The scene on East 116th Street, however, is not always as peaceful as it was that particular morning. Police officers can approach at any time and give the women a summons, because they lack a license from the city to operate a vending cart. They sometimes throw the food into the garbage, confiscate the carts and arrest the women. Finally, after a number of incidents of this kind, one of the women, a 29-year-old mother of three named Livia, started to organize them in 2003 in an effort to assert their right to respectful treatment. Out of that first step there emerged an organization called Esperanza del Barrio (www.esperanzadelbarrio.org).

Esperanza’s executive director is Flor Bermudez. I visited her late one afternoon at the organization’s storefront office near 116th Street. “I moved here to New York from Mexico as a teenager,” she said, “and from living in this neighborhood I got to know a lot of the women who sell food that they prepare in their own kitchens, and I saw how unjustly they are treated.” As an example, she spoke of one street vendor who was pregnant, and another who was in her 70’s—both of whom the police arrested. Even worse was the treatment meted out to a 17-year-old girl. Not only did the police arrest her and take her to the precinct, where she was held all night; they refused to allow her mother to see her.

Before arriving at Esperanza, Ms. Bermudez was involved in housing work, but through the Asociación Tepeyac, a Mexican organization in Manhattan that assists low-income Hispanic people, she was asked to take on the job of executive director at Esperanza. With a law degree from Rutgers University, she is well qualified as an advocate for the vendedores ambulantes. Most mornings, in fact, find her in court representing women who have been arrested or who have received summonses for selling their food without a license from the city. The fine can be as high as $1,000, a crippling amount for single mothers with children, as most of the vendedores are.

“When I first came here, I saw the potential for a strong human rights organization centered about the group’s needs,” Ms. Bermudez said, adding that the level of punitive police actions was then at its worst. Demonstrations in front of the nearby precincts led to discussions with the local officers in charge. Early on she applied for and received a grant from the Open Society Institute. With that funding a number of programs were begun, such as a job skills project, a legal clinic, an immigrant antiviolence project and a course in food preparation for mobile vendors. The city has such a course in sanitary food preparation, but it is offered only in English, and when she requested that it be taught in Spanish, “we never received an answer.” Finally, however, staff members translated the course into Spanish, and over 50 women attended the first weekend it was offered. Now, thanks in part to pressure from Esperanza, the city has agreed to translate the course into several foreign languages.

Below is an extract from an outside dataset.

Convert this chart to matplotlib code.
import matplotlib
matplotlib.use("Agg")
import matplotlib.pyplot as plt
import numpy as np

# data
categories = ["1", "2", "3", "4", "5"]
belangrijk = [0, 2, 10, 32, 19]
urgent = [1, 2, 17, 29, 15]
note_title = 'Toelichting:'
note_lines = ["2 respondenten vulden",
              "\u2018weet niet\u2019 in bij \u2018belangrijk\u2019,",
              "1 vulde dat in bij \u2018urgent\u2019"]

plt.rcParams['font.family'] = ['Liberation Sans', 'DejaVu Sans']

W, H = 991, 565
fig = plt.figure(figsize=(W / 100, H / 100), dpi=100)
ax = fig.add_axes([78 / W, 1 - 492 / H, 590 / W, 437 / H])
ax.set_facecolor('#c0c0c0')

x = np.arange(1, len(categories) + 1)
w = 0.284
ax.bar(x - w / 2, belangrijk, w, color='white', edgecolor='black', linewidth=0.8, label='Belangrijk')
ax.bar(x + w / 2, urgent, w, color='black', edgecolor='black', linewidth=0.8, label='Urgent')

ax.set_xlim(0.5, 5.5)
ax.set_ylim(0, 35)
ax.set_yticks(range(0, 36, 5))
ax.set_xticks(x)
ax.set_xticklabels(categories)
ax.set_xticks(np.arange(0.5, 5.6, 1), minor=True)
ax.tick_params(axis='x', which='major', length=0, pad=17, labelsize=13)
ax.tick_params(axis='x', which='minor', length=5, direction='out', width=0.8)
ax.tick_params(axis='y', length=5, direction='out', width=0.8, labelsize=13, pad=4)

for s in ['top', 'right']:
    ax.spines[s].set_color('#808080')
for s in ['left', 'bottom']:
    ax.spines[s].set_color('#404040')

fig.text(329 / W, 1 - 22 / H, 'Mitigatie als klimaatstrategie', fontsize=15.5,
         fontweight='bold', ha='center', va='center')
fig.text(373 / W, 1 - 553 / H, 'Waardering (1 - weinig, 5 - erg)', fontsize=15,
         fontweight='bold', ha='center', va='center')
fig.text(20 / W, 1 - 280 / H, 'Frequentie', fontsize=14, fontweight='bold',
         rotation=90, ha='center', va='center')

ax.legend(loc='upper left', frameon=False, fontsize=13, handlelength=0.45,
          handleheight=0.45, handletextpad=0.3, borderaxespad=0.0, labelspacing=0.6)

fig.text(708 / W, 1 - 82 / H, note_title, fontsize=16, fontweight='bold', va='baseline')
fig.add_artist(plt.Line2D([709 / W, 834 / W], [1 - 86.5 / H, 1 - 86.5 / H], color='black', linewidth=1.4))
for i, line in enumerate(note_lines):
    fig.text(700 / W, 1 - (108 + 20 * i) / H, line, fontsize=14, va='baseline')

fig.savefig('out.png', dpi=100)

Much of Ms. Bermudez’s effort is also directed toward educating public officials about the needs of the immigrant street vendors. Making matters worse for a time was a requirement that those applying for licenses prove that they were in the United States legally and had work permits—a painful issue at a time of increased deportations of immigrants. One of the group’s victories, though, involved gaining the support of a sympathetic council member who introduced legislation that resulted in the removal of this requirement. Now, a major challenge remains in the need for an increase in the number of licenses the city issues—a step that would legalize the work of many of the vendedores ambulantes, instead of exposing them to arrest, fines and destruction of their merchandise. These are women who pay taxes and are raising children. Ms. Bermudez and her staff want them to be accorded the rights they deserve.